Leading by example instead of preaching
My underlying objective is that just watching my videos makes your life better, especially on a crypto channel. This is a video that's just real and raw, and I hope it's helpful in your daily life as a way to take inventory of yourself. Instead of preaching at you, I'm trying to lead by example. I examine my actions and how they're impacting other people, and I believe the more of us who do that, the better our world gets. Just think about how what you're doing today impacts other people. Would you want to be on the other end of being driven like that, talked to like that, or having money made off you like that?
So I'm glad today helped clarify my position even more. I don't want to make quick money swapping meme coins that I know are going to pump after I've been paid to do a video about them. I don't want to do that, because in the long term the audience stops trusting me and everything I say becomes meaningless. I don't want to go through that cycle again. I went through it multiple times, building up a huge audience on YouTube and watching it go to zero, building a huge audience on Facebook and then deleting it after being demonetized and horribly frustrated with the whole platform.
This is also why it's important to me to have a community that isn't only on YouTube, in case things change there or in case I want to focus on creating somewhere else. If you want me to see what you have to say, you're welcome to come join the family and keep the conversation going off-platform with me directly.

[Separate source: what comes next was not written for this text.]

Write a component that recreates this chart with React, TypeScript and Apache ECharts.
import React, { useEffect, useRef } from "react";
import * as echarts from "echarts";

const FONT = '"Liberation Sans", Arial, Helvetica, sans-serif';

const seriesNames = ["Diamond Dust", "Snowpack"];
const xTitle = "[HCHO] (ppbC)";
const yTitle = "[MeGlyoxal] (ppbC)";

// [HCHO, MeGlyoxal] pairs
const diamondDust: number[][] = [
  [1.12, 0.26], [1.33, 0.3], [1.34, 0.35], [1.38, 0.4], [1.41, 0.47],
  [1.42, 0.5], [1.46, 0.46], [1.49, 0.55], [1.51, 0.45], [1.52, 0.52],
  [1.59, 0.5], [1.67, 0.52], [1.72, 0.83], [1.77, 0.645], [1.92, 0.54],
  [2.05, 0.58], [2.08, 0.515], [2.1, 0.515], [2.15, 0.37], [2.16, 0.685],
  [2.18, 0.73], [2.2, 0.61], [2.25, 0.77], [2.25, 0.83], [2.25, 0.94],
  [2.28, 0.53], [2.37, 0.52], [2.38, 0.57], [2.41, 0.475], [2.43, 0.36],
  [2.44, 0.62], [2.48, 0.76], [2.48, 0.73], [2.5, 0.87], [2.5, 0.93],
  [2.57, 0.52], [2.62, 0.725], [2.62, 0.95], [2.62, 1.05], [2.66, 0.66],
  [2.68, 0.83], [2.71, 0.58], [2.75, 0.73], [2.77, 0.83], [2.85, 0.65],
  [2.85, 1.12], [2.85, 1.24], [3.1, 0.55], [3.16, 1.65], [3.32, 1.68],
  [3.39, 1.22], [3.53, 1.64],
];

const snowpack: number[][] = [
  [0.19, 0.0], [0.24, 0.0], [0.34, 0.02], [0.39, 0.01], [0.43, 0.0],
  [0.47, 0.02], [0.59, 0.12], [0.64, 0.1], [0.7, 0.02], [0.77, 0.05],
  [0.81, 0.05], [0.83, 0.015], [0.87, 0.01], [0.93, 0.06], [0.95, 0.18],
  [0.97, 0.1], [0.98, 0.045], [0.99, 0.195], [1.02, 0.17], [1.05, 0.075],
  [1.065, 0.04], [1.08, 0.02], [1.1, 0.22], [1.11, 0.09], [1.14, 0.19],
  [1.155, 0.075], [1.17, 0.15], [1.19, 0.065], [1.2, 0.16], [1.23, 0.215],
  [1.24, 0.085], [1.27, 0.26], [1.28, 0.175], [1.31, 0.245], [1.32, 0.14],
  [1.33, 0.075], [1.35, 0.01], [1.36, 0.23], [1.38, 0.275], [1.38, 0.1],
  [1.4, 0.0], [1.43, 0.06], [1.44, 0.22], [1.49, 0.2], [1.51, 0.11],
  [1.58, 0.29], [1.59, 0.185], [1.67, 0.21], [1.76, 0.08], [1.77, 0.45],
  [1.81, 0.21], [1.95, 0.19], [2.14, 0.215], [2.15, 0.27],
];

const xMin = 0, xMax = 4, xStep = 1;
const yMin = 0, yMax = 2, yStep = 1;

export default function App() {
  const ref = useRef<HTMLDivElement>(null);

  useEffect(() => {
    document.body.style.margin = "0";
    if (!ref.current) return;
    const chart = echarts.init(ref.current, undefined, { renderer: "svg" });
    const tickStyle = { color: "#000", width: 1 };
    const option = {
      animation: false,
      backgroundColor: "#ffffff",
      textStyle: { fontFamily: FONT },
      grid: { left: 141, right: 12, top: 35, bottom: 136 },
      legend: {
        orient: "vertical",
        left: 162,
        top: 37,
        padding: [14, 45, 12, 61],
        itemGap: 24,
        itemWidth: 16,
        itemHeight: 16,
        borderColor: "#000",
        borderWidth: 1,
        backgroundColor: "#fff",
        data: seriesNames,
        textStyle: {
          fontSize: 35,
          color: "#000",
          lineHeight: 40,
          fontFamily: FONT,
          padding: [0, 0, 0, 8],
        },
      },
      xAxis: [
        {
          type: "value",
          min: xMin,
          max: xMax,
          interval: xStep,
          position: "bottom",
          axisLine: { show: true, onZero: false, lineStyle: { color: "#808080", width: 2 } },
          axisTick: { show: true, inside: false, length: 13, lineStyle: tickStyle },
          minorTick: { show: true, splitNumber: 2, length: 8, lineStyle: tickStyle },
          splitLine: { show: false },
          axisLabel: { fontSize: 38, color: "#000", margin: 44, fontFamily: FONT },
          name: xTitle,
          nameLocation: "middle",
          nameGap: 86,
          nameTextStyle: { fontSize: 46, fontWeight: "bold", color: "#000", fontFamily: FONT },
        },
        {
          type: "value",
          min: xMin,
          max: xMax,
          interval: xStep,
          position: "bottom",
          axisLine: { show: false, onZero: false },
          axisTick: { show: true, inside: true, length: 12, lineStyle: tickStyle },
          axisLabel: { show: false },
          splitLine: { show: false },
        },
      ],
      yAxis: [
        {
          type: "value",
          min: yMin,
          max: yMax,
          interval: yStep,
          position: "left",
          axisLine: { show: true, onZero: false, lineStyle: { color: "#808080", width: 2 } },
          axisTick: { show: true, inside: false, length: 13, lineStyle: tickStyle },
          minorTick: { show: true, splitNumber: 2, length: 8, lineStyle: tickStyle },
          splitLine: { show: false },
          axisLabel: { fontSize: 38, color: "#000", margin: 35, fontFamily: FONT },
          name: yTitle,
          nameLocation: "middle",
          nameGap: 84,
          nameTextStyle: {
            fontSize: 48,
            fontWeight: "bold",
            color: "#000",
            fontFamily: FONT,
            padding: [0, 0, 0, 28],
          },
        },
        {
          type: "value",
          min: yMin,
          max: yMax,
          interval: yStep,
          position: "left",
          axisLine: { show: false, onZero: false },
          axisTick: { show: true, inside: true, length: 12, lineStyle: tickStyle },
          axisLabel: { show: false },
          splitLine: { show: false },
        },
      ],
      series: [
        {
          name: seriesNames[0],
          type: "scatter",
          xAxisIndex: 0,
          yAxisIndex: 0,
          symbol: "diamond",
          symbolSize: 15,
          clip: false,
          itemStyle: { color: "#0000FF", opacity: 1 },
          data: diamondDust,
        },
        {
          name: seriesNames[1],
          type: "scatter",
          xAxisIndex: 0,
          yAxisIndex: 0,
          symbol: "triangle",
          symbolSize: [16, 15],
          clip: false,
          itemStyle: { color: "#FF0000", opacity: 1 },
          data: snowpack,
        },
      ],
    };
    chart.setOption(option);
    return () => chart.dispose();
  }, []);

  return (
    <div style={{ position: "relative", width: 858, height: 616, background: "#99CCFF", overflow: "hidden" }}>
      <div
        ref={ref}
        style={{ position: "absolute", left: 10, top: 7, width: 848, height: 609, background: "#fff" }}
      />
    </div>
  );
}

Music and testing my new vlogging setup
I made some ambient music last night. I hadn't made any the day before, and last night's came out awesome. Sometimes it doesn't come out as good, but that one did. I'd love to have a vlog, a crypto video, and a music video every single day. The trouble is I made last night's music too long. I should have split it into two videos, and then I could have a music video every day.
I also tested my vlogging setup today. My mom gave me a camera that's about $500 with a couple-hundred-dollar lens, and I got a lav microphone for it. When I go to Legoland, I'm going to try recording a vlog on location with it. Good luck uploading that thing from there, but we'll do the best we can with the internet they have. I want to try uploading some on-location vlogs and travel vlogs, so I'm going to give that a test. I tested the setup today and it works good. The camera looks great and the microphone sounds good. That covers everything going on today. Thank you for watching.